As the budget for the upcoming financial year approaches approval, local stakeholders have submitted compelling arguments to persuade KDM to reconsider steep hikes.

The North Coast business community has submitted firm solutions to the KwaDukuza Municipality (KDM) to ease proposed rates increases to the benefit of cash-strapped residents.

As the budget for the 2023/24 financial year nears approval stage at Council next week (May 25), it is pertinent to review the comments of local stakeholders to see what changes, if any, are made by KDM.

The iLembe Chamber of Commerce and Dolphin Coast Residents and Ratepayers Association (Docrra) both prepared submissions that are meant to be representative of their constituent memberships.

Of primary concern was the various proposed rates increases, which include property rates (7%), refuse rates (10%) and electricity tariffs (15%).

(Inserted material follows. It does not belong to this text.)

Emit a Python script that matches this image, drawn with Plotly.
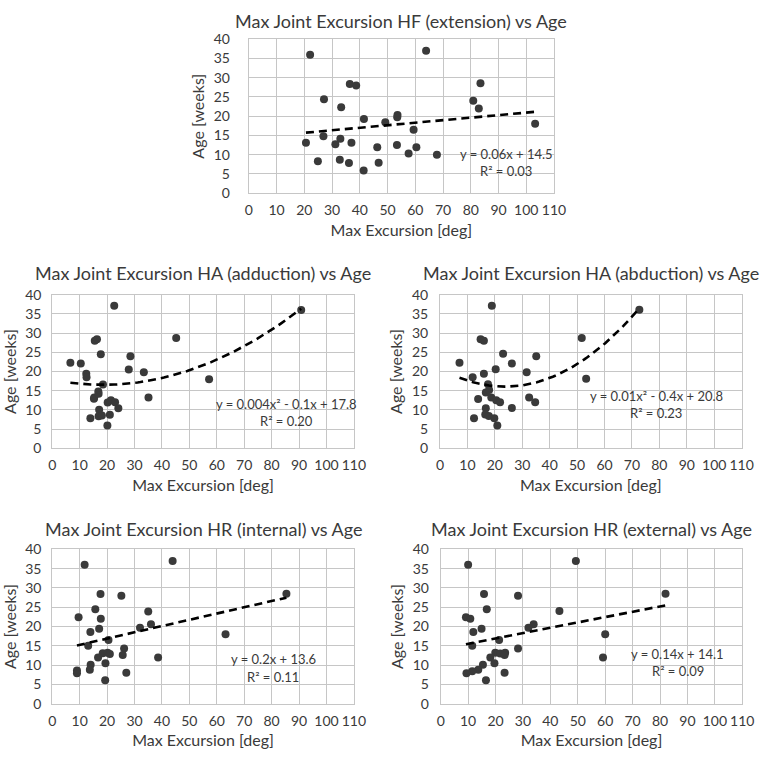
import numpy as np
import plotly.graph_objects as go

# ---------------- data ----------------
hf_ext_x = [20.6, 22.1, 24.9, 27.1, 26.9, 31.2, 33.0, 33.3, 32.8, 36.4, 36.1, 37.0, 38.7, 41.5, 41.4,
            46.3, 46.8, 49.2, 53.4, 53.5, 53.6, 57.6, 59.4, 60.4, 63.9, 67.8, 80.9, 82.9, 83.5, 103.2]
hf_ext_y = [13.1, 36.0, 8.3, 24.4, 14.8, 12.7, 14.1, 22.3, 8.7, 28.4, 7.8, 13.1, 28.0, 19.3, 5.9,
            11.9, 7.9, 18.4, 12.5, 19.7, 20.3, 10.3, 16.5, 11.9, 37.0, 10.0, 24.0, 22.0, 28.6, 18.0]

ha_add_x = [6.6, 10.4, 12.4, 12.5, 13.9, 15.2, 15.3, 15.5, 16.3, 16.8, 16.9, 17.1, 16.9, 18.1, 17.7,
            18.5, 20.1, 20.2, 21.0, 21.4, 22.6, 22.9, 24.1, 27.9, 28.5, 33.4, 35.1, 45.2, 57.2, 90.8]
ha_add_y = [22.3, 22.1, 19.4, 18.5, 7.8, 12.9, 13.2, 28.0, 28.4, 14.8, 14.2, 10.0, 8.3, 8.5, 24.5,
            16.6, 5.9, 11.9, 8.7, 12.5, 37.1, 12.0, 10.4, 20.5, 24.0, 19.8, 13.2, 28.7, 18.0, 36.0]

ha_abd_x = [7.1, 11.9, 12.4, 13.9, 14.8, 16.0, 16.0, 16.7, 16.7, 16.5, 17.5, 17.9, 17.8, 18.9, 18.7,
            19.8, 20.3, 20.5, 21.9, 20.9, 23.0, 26.2, 26.2, 31.6, 32.5, 34.7, 35.1, 51.7, 53.3, 72.7]
ha_abd_y = [22.3, 18.5, 7.8, 12.8, 28.4, 28.0, 19.4, 14.5, 10.4, 8.8, 16.7, 15.2, 8.4, 37.1, 13.2,
            7.8, 20.6, 12.5, 12.0, 5.9, 24.6, 22.1, 10.5, 19.8, 13.2, 12.0, 24.0, 28.7, 18.1, 36.1]

hr_int_x = [11.8, 43.9, 17.6, 25.2, 15.7, 35.0, 9.6, 17.7, 36.0, 32.0, 17.1, 13.9, 20.5, 13.1, 26.2,
            18.4, 20.2, 21.0, 25.7, 16.7, 38.6, 19.4, 14.0, 13.7, 9.0, 9.0, 27.0, 19.3, 63.2, 85.4]
hr_int_y = [36.0, 37.0, 28.4, 28.0, 24.5, 23.9, 22.4, 22.0, 20.6, 19.7, 19.4, 18.6, 16.5, 15.0, 14.3,
            13.1, 13.2, 12.9, 12.6, 12.0, 12.0, 10.5, 10.1, 8.8, 8.6, 7.9, 8.0, 6.1, 18.0, 28.5]

hr_ext_x = [10.0, 49.3, 15.8, 28.2, 16.8, 43.3, 9.2, 10.8, 33.9, 32.0, 14.9, 11.9, 21.3, 11.5, 28.2,
            19.9, 21.7, 23.5, 23.3, 18.1, 59.2, 19.6, 15.4, 13.7, 11.5, 9.4, 23.3, 16.5, 60.0, 82.0]
hr_ext_y = [36.0, 37.0, 28.4, 28.0, 24.5, 24.0, 22.4, 22.0, 20.6, 19.7, 19.4, 18.6, 16.5, 15.0, 14.3,
            13.2, 13.0, 13.2, 12.6, 12.0, 12.0, 10.5, 10.1, 8.8, 8.4, 7.9, 8.0, 6.1, 18.0, 28.5]

titles = ["Max Joint Excursion HF (extension) vs Age",
          "Max Joint Excursion HA (adduction) vs Age",
          "Max Joint Excursion HA (abduction) vs Age",
          "Max Joint Excursion HR (internal) vs Age",
          "Max Joint Excursion HR (external) vs Age"]
equations = ["y = 0.06x + 14.5", "y = 0.004x² - 0.1x + 17.8",
             "y = 0.01x² - 0.4x + 20.8", "y = 0.2x + 13.6", "y = 0.14x + 14.1"]
r2_texts = ["R² = 0.03", "R² = 0.20", "R² = 0.23", "R² = 0.11", "R² = 0.09"]
fit_degree = [1, 2, 2, 1, 1]
x_label = "Max Excursion [deg]"
y_label = "Age [weeks]"

series = [(hf_ext_x, hf_ext_y), (ha_add_x, ha_add_y), (ha_abd_x, ha_abd_y),
          (hr_int_x, hr_int_y), (hr_ext_x, hr_ext_y)]

# ---------------- layout (pixels) ----------------
W, H = 768, 758
# plot areas: (left, right, top, bottom) in px
areas = [(250, 561.7, 31, 188.3),
         (49.3, 357.3, 292.3, 449.3),
         (445.3, 753.3, 292.3, 449.3),
         (49.3, 357.3, 552.7, 710.7),
         (446, 754, 552.7, 710.7)]
title_y = [12, 270, 270, 532, 532]
eq_pos = [(513, 148, 166), (288, 404, 421), (666, 396, 413), (275, 665, 683), (688, 660, 677)]
ytick_standoff = [15, 7, 8, 7, 8]

FONT = "Lato"
TXT = "#3a3a3a"
GRID = "#c6c6c6"
MARK = "#3a3a3a"

fig = go.Figure()
layout = dict(width=W, height=H, margin=dict(l=0, r=0, t=0, b=0),
              paper_bgcolor="white", plot_bgcolor="white", showlegend=False,
              font=dict(family=FONT, color=TXT))
annotations = []

for i, ((xs, ys), area) in enumerate(zip(series, areas)):
    n = "" if i == 0 else str(i + 1)
    xa, ya = "x" + n, "y" + n
    left, right, top, bottom = area
    fig.add_trace(go.Scatter(x=xs, y=ys, mode="markers", xaxis=xa, yaxis=ya,
                             marker=dict(color=MARK, size=8, line=dict(width=0))))
    coef = np.polyfit(np.array(xs), np.array(ys), fit_degree[i])
    fx = np.linspace(min(xs), max(xs), 80)
    fy = np.polyval(coef, fx)
    fig.add_trace(go.Scatter(x=fx, y=fy, mode="lines", xaxis=xa, yaxis=ya,
                             line=dict(color="black", width=2.6, dash="8px,5px")))
    ax_common = dict(showgrid=True, gridcolor=GRID, gridwidth=1, showline=True,
                     linecolor=GRID, linewidth=1, mirror=True, zeroline=False,
                     ticks="", tickfont=dict(family=FONT, size=14, color=TXT),
                     tickangle=0, fixedrange=True)
    layout["xaxis" + n] = dict(ax_common, domain=[left / W, right / W], range=[0, 110],
                               dtick=10, tick0=0, anchor=ya, ticklabelstandoff=4,
                               title=dict(text=x_label, standoff=7,
                                          font=dict(family=FONT, size=16, color=TXT)))
    layout["yaxis" + n] = dict(ax_common, domain=[1 - bottom / H, 1 - top / H], range=[0, 40],
                               dtick=5, tick0=0, anchor=xa, ticklabelstandoff=ytick_standoff[i],
                               title=dict(text=y_label, standoff=5,
                                          font=dict(family=FONT, size=16, color=TXT)))
    annotations.append(dict(text=titles[i], x=(left + right) / 2 / W, y=1 - title_y[i] / H,
                            xref="paper", yref="paper", showarrow=False,
                            xanchor="center", yanchor="middle",
                            font=dict(family=FONT, size=18, color=TXT)))
    ex, ey1, ey2 = eq_pos[i]
    annotations.append(dict(text=equations[i], x=ex / W, y=1 - ey1 / H, xref="paper", yref="paper",
                            showarrow=False, xanchor="center", yanchor="middle",
                            font=dict(family=FONT, size=13, color=TXT)))
    annotations.append(dict(text=r2_texts[i], x=ex / W, y=1 - ey2 / H, xref="paper", yref="paper",
                            showarrow=False, xanchor="center", yanchor="middle",
                            font=dict(family=FONT, size=13, color=TXT)))

layout["annotations"] = annotations
fig.update_layout(**layout)
fig.write_html("out.html")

These are due to further constrain both residents and the business community that already have to deal with skyrocketing prices in their grocery basket, fuel, associated loadshedding costs and a weakening Rand.

According to Docrra, the property rate increase could be reduced to at least 4% if KDM properly planned for the extra revenue generated by 4 000 new properties set to start paying rates in the 2023/24 financial year.

The Chamber referred to the rapid appreciation of property values, specifically within the Ballito UIPs area of operation, that have had the effect of raising rates.

Rates revenue in the UIP precinct increased by 127% between 2016 and 2021.

“It is proposed that KDM quantify the related rates revenue increases that relate to property value increases, and consider using that as buffer to further curtail the proposed 7% increase in property rates – in specially rated areas precincts at least,” said the Chamber.

This talks to a wider comment from both groups, which is their position that KDM should consider utilising its cash backed accumulated funds which have arisen from previous budget surpluses.

Over the past three financial years, KDM has over-budgeted on its operational expenditure – when excluding bulk electrical purchases.

“As a result of this, KDM has accumulated significant cash arising from surpluses due to underspending of budgeted operational and capital expenditure, as well as better than expected revenue collection. This causes significant hardship on residents,” said Docrra.

Using said surpluses to fund the budget is permissible by the Municipal Financial Management Act, and Docrra suggested that R50-million should be reduced in the budget and funded in this way which could ease rate increases.

Both Docrra and the Chamber found the refuse rates increase to be abnormal and without proper justification and requested renegotiation of the deal to avoid passing the cost onto consumers.
In terms of electricity tariffs, the consistent issue within KDM has been massive, far above industry norm energy losses.

KDM reached an average of 26% in energy losses in the 2022/23 financial year, which is significantly higher than the national average of 8-10%.

“If electricity losses were reduced to general norms, KDM would save around R100- to R150-million and be able to afford granting residents a very low or nil increase in electricity tariffs,” said Docrra.

The Chamber echoed the sentiment, urging the municipality to consider reducing connection costs while making strides to reduce future losses.

The North Coast business community believes there are clear steps that can be taken to reduce the cost on consumers, but it remains to be seen whether these proposals will be taken on board by KDM.